SUPPLIED INFORMATION
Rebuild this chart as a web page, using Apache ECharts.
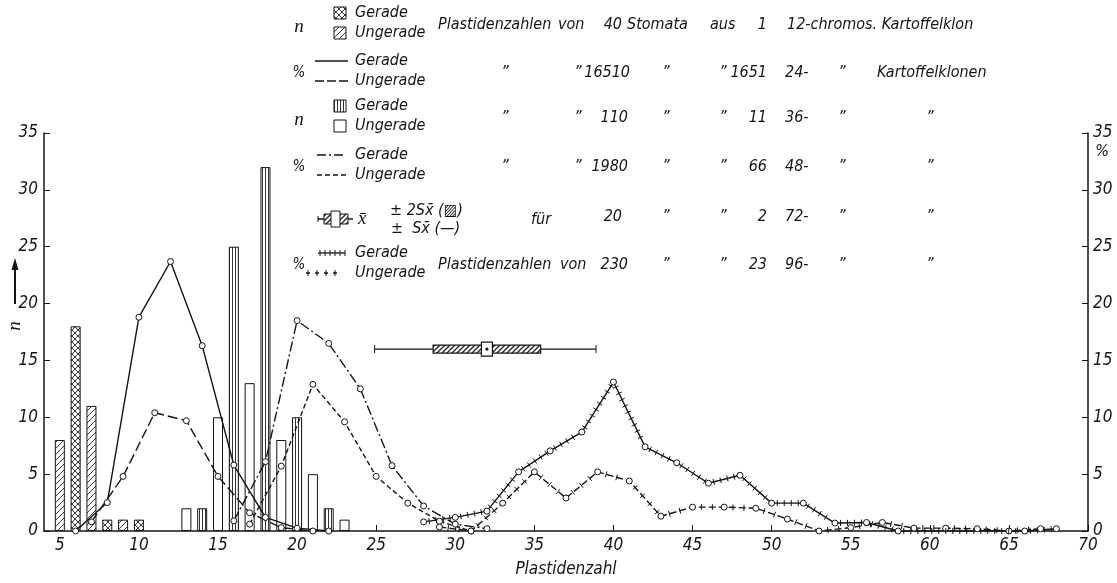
<!DOCTYPE html>
<html><head><meta charset="utf-8">
<script src="https://cdn.jsdelivr.net/npm/echarts@6/dist/echarts.min.js"></script>
<style>html,body{margin:0;padding:0;background:#fff}#c{width:1117px;height:583px}</style>
</head><body><div id="c"></div>
<script>
// ================= DATA =================
const xTickValues = [5,10,15,20,25,30,35,40,45,50,55,60,65,70];

// n: 40 stomata of one 12-chromosome clone
const n12GeradeX = [6, 8, 10];
const n12GeradeY = [18, 1, 1];
const n12UngeradeX = [5, 7, 9];
const n12UngeradeY = [8, 11, 1];

// n: 110 stomata of 11 36-chromosome clones
const n36GeradeX = [14, 16, 18, 20, 22];
const n36GeradeY = [2, 25, 32, 10, 2];
const n36UngeradeX = [13, 15, 17, 19, 21, 23];
const n36UngeradeY = [2, 10, 13, 8, 5, 1];

// %: 16510 stomata of 1651 24-chromosome clones
const p24GeradeX = [6, 8, 10, 12, 14, 16, 18, 20, 22];
const p24GeradeY = [0, 2.5, 18.8, 23.7, 16.3, 5.8, 1.2, 0.25, 0];
const p24UngeradeX = [7, 9, 11, 13, 15, 17, 19, 21];
const p24UngeradeY = [0.8, 4.8, 10.4, 9.7, 4.8, 1.6, 0.3, 0];

// %: 1980 stomata of 66 48-chromosome clones
const p48GeradeX = [16, 18, 20, 22, 24, 26, 28, 30, 32];
const p48GeradeY = [0.9, 6.1, 18.5, 16.5, 12.5, 5.75, 2.2, 0.6, 0.2];
const p48UngeradeX = [17, 19, 21, 23, 25, 27, 29, 31];
const p48UngeradeY = [0.6, 5.7, 12.9, 9.6, 4.8, 2.45, 0.85, 0];

// %: 230 stomata of 23 96-chromosome clones
const p96GeradeX = [28, 30, 32, 34, 36, 38, 40, 42, 44, 46, 48, 50, 52, 54, 56, 58, 60, 62, 64, 66, 68];
const p96GeradeY = [0.8, 1.2, 1.75, 5.2, 7.05, 8.7, 13.1, 7.4, 6.0, 4.2, 4.9, 2.45, 2.45, 0.7, 0.75, 0, null, null, null, 0, 0.2];
const p96UngeradeX = [29, 31, 33, 35, 37, 39, 41, 43, 45, 47, 49, 51, 53, 55, 57, 59, 61, 63, 65, 67];
const p96UngeradeY = [0.35, 0, 2.45, 5.2, 2.9, 5.2, 4.4, 1.3, 2.1, 2.1, 2.0, 1.05, 0, 0.3, 0.75, 0.25, 0.25, 0.2, 0, 0.2];

// 20 stomata of 2 72-chromosome clones: mean, ±2S (hatched), whiskers
const m72Mean = 32.0;
const m72BoxLo = 28.6, m72BoxHi = 35.4;
const m72WhiskLo = 24.9, m72WhiskHi = 38.9;
const m72Level = 16;

// ================= STYLE HELPERS =================
const FONT = '"Liberation Sans Narrow", "DejaVu Sans Condensed", "Arial Narrow", sans-serif';
const INK = '#141414';

function makePattern(kind) {
  const c = document.createElement('canvas');
  let w = 6, h = 6;
  if (kind === 'vert') { w = 3; h = 4; }
  if (kind === 'box') { w = 5; h = 5; }
  c.width = w; c.height = h;
  const g = c.getContext('2d');
  g.fillStyle = '#fff'; g.fillRect(0, 0, w, h);
  g.strokeStyle = '#222';
  g.lineWidth = kind === 'box' ? 1.3 : 0.9;
  function seg(x1, y1, x2, y2) { g.beginPath(); g.moveTo(x1, y1); g.lineTo(x2, y2); g.stroke(); }
  if (kind === 'diag' || kind === 'cross' || kind === 'box') {
    seg(-1, h + 1, w + 1, -1); seg(-1, 1, 1, -1); seg(w - 1, h + 1, w + 1, h - 1);
  }
  if (kind === 'cross') {
    seg(-1, -1, w + 1, h + 1); seg(w - 1, -1, w + 1, 1); seg(-1, h - 1, 1, h + 1);
  }
  if (kind === 'vert') { g.fillStyle = '#333'; g.fillRect(1, 0, 1, h); }
  return c;
}
const patCross = { image: makePattern('cross'), repeat: 'repeat' };
const patDiag = { image: makePattern('diag'), repeat: 'repeat' };
const patVert = { image: makePattern('vert'), repeat: 'repeat' };
const patBox = { image: makePattern('box'), repeat: 'repeat' };

function pairs(xs, ys) { return xs.map((x, i) => [x, ys[i]]); }

function barSeries(name, xs, ys, fill) {
  return {
    type: 'bar', name, xAxisIndex: 0, yAxisIndex: 0, data: pairs(xs, ys),
    barWidth: 10, barGap: '-100%', z: 1, silent: true,
    itemStyle: { color: fill, borderColor: INK, borderWidth: 1 }
  };
}
function lineSeries(name, xs, ys, dash) {
  return {
    type: 'line', name, xAxisIndex: 0, yAxisIndex: 1, data: pairs(xs, ys),
    connectNulls: true, symbol: 'circle', symbolSize: 6, showSymbol: true, silent: true,
    itemStyle: { color: '#fff', borderColor: INK, borderWidth: 1 },
    lineStyle: { color: INK, width: 1.4, type: dash }, z: 3
  };
}
function tickMarks(xs, ys, step, half) {
  const data = pairs(xs, ys).filter(d => d[1] !== null);
  return {
    type: 'custom', xAxisIndex: 0, yAxisIndex: 1, z: 4, silent: true, data,
    encode: { x: 0, y: 1 },
    renderItem: function (params, api) {
      const i = params.dataIndex;
      if (i >= data.length - 1) return null;
      const a = api.coord(data[i]), b = api.coord(data[i + 1]);
      const dx = b[0] - a[0], dy = b[1] - a[1], L = Math.hypot(dx, dy);
      if (L < 8) return null;
      const ux = dx / L, uy = dy / L, px = -uy, py = ux;
      const children = [];
      for (let s = step * 0.8; s < L - 4; s += step) {
        const cx = a[0] + ux * s, cy = a[1] + uy * s;
        children.push({ type: 'line', shape: { x1: cx - px * half, y1: cy - py * half, x2: cx + px * half, y2: cy + py * half },
          style: { stroke: INK, lineWidth: 1 } });
      }
      return { type: 'group', children };
    }
  };
}

// ================= LEGEND GRAPHICS =================
const rowY = [25, 73, 118, 167, 217, 265];
const G = [];
const TXT = 16;
function T(text, x, y, align, size, extra) {
  G.push(Object.assign({ type: 'text', x, y, silent: true, style: {
    text, fill: INK, font: 'italic ' + (size || TXT) + 'px ' + FONT,
    textAlign: align || 'left', textVerticalAlign: 'middle', align: align || 'left', verticalAlign: 'middle'
  } }, extra || {}));
}
function L(x1, y1, x2, y2, dash, w) {
  G.push({ type: 'line', silent: true, shape: { x1, y1, x2, y2 }, style: { stroke: INK, lineWidth: w || 1.3, lineDash: dash || null } });
}
function R(x, y, w, h, fill) {
  G.push({ type: 'rect', silent: true, shape: { x, y, width: w, height: h }, style: { fill, stroke: INK, lineWidth: 1 } });
}
function ticksOn(x1, x2, y, step) { for (let x = x1 + 2; x <= x2; x += step) L(x, y - 3, x, y + 3, null, 1); }

const symX = 299, swX = 334, txtX = 355;
const SERIF = 'italic 19px "Liberation Serif", "DejaVu Serif", serif';
function symLabel(s, y) {
  G.push({ type: 'text', x: symX, y, silent: true, style: { text: s, fill: INK,
    font: s === 'n' ? SERIF : 'italic 15px ' + FONT, textAlign: 'center', textVerticalAlign: 'middle', align: 'center', verticalAlign: 'middle' } });
}
rowY.forEach((ty, k) => {
  const gy = ty - 12, uy = ty + 8;
  if (k === 0) { symLabel('n', ty + 2); R(swX, gy - 6, 12, 12, patCross); R(swX, uy - 6, 12, 12, patDiag); }
  if (k === 1) { symLabel('%', ty); L(315, gy, 348, gy); L(315, uy, 348, uy, [9, 3]); }
  if (k === 2) { symLabel('n', ty + 2); R(swX, gy - 6, 12, 12, patVert); R(swX, uy - 6, 12, 12, '#fff'); }
  if (k === 3) { symLabel('%', ty); L(317, gy, 346, gy, [9, 3, 2, 3]); L(317, uy, 346, uy, [5, 3]); }
  if (k === 5) { symLabel('%', ty); L(318, gy, 345, gy); ticksOn(318, 345, gy, 5); L(306, uy, 342, uy, [4, 5]); ticksOn(306, 342, uy, 9); }
  if (k === 4) {
    const cy = ty + 2;
    L(318, cy, 353, cy); L(318, cy - 3, 318, cy + 3, null, 1);
    R(324, cy - 5, 24, 10, patBox); R(331, cy - 8, 9, 16, '#fff');
    T('x\u0304', 358, cy, 'left', 19, { style: { text: 'x\u0304', fill: INK, font: SERIF, textVerticalAlign: 'middle', verticalAlign: 'middle' } });
    T('\u00b1 2Sx\u0304 (\u25a8)', 390, ty - 6, 'left');
    T('\u00b1  Sx\u0304 (\u2014)', 391, ty + 12, 'left');
  } else {
    T('Gerade', txtX, gy, 'left');
    T('Ungerade', txtX, uy, 'left');
  }
});
const D = '\u201d';
const rightRows = [
  [['Plastidenzahlen', 438, 'left'], ['von', 558, 'left'], ['40', 622, 'right'], ['Stomata', 627, 'left'], ['aus', 710, 'left'], ['1', 767, 'right'], ['12-chromos. Kartoffelklon', 787, 'left']],
  [[D, 505, 'center'], [D, 578, 'center'], ['16510', 630, 'right'], [D, 666, 'center'], [D, 723, 'center'], ['1651', 767, 'right'], ['24-', 785, 'left'], [D, 842, 'center'], ['Kartoffelklonen', 877, 'left']],
  [[D, 505, 'center'], [D, 578, 'center'], ['110', 628, 'right'], [D, 666, 'center'], [D, 723, 'center'], ['11', 767, 'right'], ['36-', 785, 'left'], [D, 842, 'center'], [D, 930, 'center']],
  [[D, 505, 'center'], [D, 578, 'center'], ['1980', 628, 'right'], [D, 666, 'center'], [D, 723, 'center'], ['66', 767, 'right'], ['48-', 785, 'left'], [D, 842, 'center'], [D, 930, 'center']],
  [['für', 541, 'center'], ['20', 622, 'right'], [D, 666, 'center'], [D, 723, 'center'], ['2', 767, 'right'], ['72-', 785, 'left'], [D, 842, 'center'], [D, 930, 'center']],
  [['Plastidenzahlen', 438, 'left'], ['von', 560, 'left'], ['230', 628, 'right'], [D, 666, 'center'], [D, 723, 'center'], ['23', 767, 'right'], ['96-', 785, 'left'], [D, 842, 'center'], [D, 930, 'center']]
];
rightRows.forEach((row, k) => row.forEach(c => T(c[0], c[1], rowY[k] + (c[0] === 'für' ? 3 : 0), c[2])));

// left "n" with arrow, right "%"
L(15, 304, 15, 268, null, 2);
G.push({ type: 'polygon', silent: true, shape: { points: [[15, 258], [11.5, 270], [18.5, 270]] }, style: { fill: INK } });
G.push({ type: 'text', x: 15, y: 326, rotation: Math.PI / 2, silent: true, style: { text: 'n', fill: INK, font: SERIF, textAlign: 'center', textVerticalAlign: 'middle', align: 'center', verticalAlign: 'middle' } });
T('%', 1102, 152, 'center', 16);

// ================= CHART =================
const axisFont = { fontFamily: FONT, fontStyle: 'italic', fontSize: 17, color: INK };
const chart = echarts.init(document.getElementById('c'), null, { renderer: 'canvas' });
chart.setOption({
  animation: false,
  backgroundColor: '#fff',
  grid: { left: 44, right: 29, top: 133, bottom: 50 },
  xAxis: {
    type: 'value', min: 4, max: 70,
    name: 'Plastidenzahl', nameLocation: 'middle', nameGap: 30,
    nameTextStyle: { fontFamily: FONT, fontStyle: 'italic', fontSize: 17, color: INK },
    axisLine: { show: true, lineStyle: { color: INK, width: 1.5 } },
    axisTick: { show: true, inside: true, length: 6, customValues: xTickValues, lineStyle: { color: INK, width: 1 } },
    axisLabel: Object.assign({ customValues: xTickValues, margin: 6 }, axisFont),
    splitLine: { show: false }
  },
  yAxis: [
    { type: 'value', min: 0, max: 35, interval: 5, position: 'left',
      axisLine: { show: true, lineStyle: { color: INK, width: 1.5 } },
      axisTick: { show: true, inside: true, length: 6, lineStyle: { color: INK } },
      axisLabel: Object.assign({ margin: 6 }, axisFont), splitLine: { show: false } },
    { type: 'value', min: 0, max: 35, interval: 5, position: 'right',
      axisLine: { show: true, lineStyle: { color: INK, width: 1.5 } },
      axisTick: { show: true, inside: true, length: 6, lineStyle: { color: INK } },
      axisLabel: Object.assign({ margin: 5 }, axisFont), splitLine: { show: false } }
  ],
  series: [
    barSeries('n 12 Gerade', n12GeradeX, n12GeradeY, patCross),
    barSeries('n 12 Ungerade', n12UngeradeX, n12UngeradeY, patDiag),
    barSeries('n 36 Gerade', n36GeradeX, n36GeradeY, patVert),
    barSeries('n 36 Ungerade', n36UngeradeX, n36UngeradeY, '#fff'),
    lineSeries('% 24 Gerade', p24GeradeX, p24GeradeY, 'solid'),
    lineSeries('% 24 Ungerade', p24UngeradeX, p24UngeradeY, [10, 4]),
    lineSeries('% 48 Gerade', p48GeradeX, p48GeradeY, [10, 3, 2, 3]),
    lineSeries('% 48 Ungerade', p48UngeradeX, p48UngeradeY, [5, 3]),
    lineSeries('% 96 Gerade', p96GeradeX, p96GeradeY, 'solid'),
    lineSeries('% 96 Ungerade', p96UngeradeX, p96UngeradeY, [7, 3]),
    tickMarks(p96GeradeX, p96GeradeY, 7, 3),
    tickMarks(p96UngeradeX, p96UngeradeY, 11, 3),
    {
      type: 'custom', name: 'x̄ 72', xAxisIndex: 0, yAxisIndex: 0, z: 5, silent: true,
      data: [[m72Mean, m72BoxLo, m72BoxHi, m72WhiskLo, m72WhiskHi, m72Level]],
      encode: { x: [0, 1, 2, 3, 4], y: 5 },
      renderItem: function (params, api) {
        const y = api.coord([api.value(0), api.value(5)])[1];
        const X = v => api.coord([v, 0])[0];
        const xm = X(api.value(0)), b0 = X(api.value(1)), b1 = X(api.value(2)), w0 = X(api.value(3)), w1 = X(api.value(4));
        return { type: 'group', children: [
          { type: 'line', shape: { x1: w0, y1: y, x2: w1, y2: y }, style: { stroke: INK, lineWidth: 1.2 } },
          { type: 'line', shape: { x1: w0, y1: y - 4, x2: w0, y2: y + 4 }, style: { stroke: INK, lineWidth: 1 } },
          { type: 'line', shape: { x1: w1, y1: y - 4, x2: w1, y2: y + 4 }, style: { stroke: INK, lineWidth: 1 } },
          { type: 'rect', shape: { x: b0, y: y - 4, width: b1 - b0, height: 8 }, style: { fill: patBox, stroke: INK, lineWidth: 1.2 } },
          { type: 'rect', shape: { x: xm - 5.5, y: y - 7, width: 11, height: 14 }, style: { fill: '#fff', stroke: INK, lineWidth: 1.2 } },
          { type: 'circle', shape: { cx: xm, cy: y, r: 1.6 }, style: { fill: INK } }
        ] };
      }
    }
  ],
  graphic: { elements: G }
});
</script>
</body></html>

DESCRIPTION OF THE TASK
Restate only the lines running from the start of the material above through the line containing "const n36UngeradeY = [2, 10, 13, 8, 5, 1];", ends included. No pictures.

PROBLEM SOLUTION
Rebuild this chart as a web page, using Apache ECharts.
<!DOCTYPE html>
<html><head><meta charset="utf-8">
<script src="https://cdn.jsdelivr.net/npm/echarts@6/dist/echarts.min.js"></script>
<style>html,body{margin:0;padding:0;background:#fff}#c{width:1117px;height:583px}</style>
</head><body><div id="c"></div>
<script>
// ================= DATA =================
const xTickValues = [5,10,15,20,25,30,35,40,45,50,55,60,65,70];

// n: 40 stomata of one 12-chromosome clone
const n12GeradeX = [6, 8, 10];
const n12GeradeY = [18, 1, 1];
const n12UngeradeX = [5, 7, 9];
const n12UngeradeY = [8, 11, 1];

// n: 110 stomata of 11 36-chromosome clones
const n36GeradeX = [14, 16, 18, 20, 22];
const n36GeradeY = [2, 25, 32, 10, 2];
const n36UngeradeX = [13, 15, 17, 19, 21, 23];
const n36UngeradeY = [2, 10, 13, 8, 5, 1];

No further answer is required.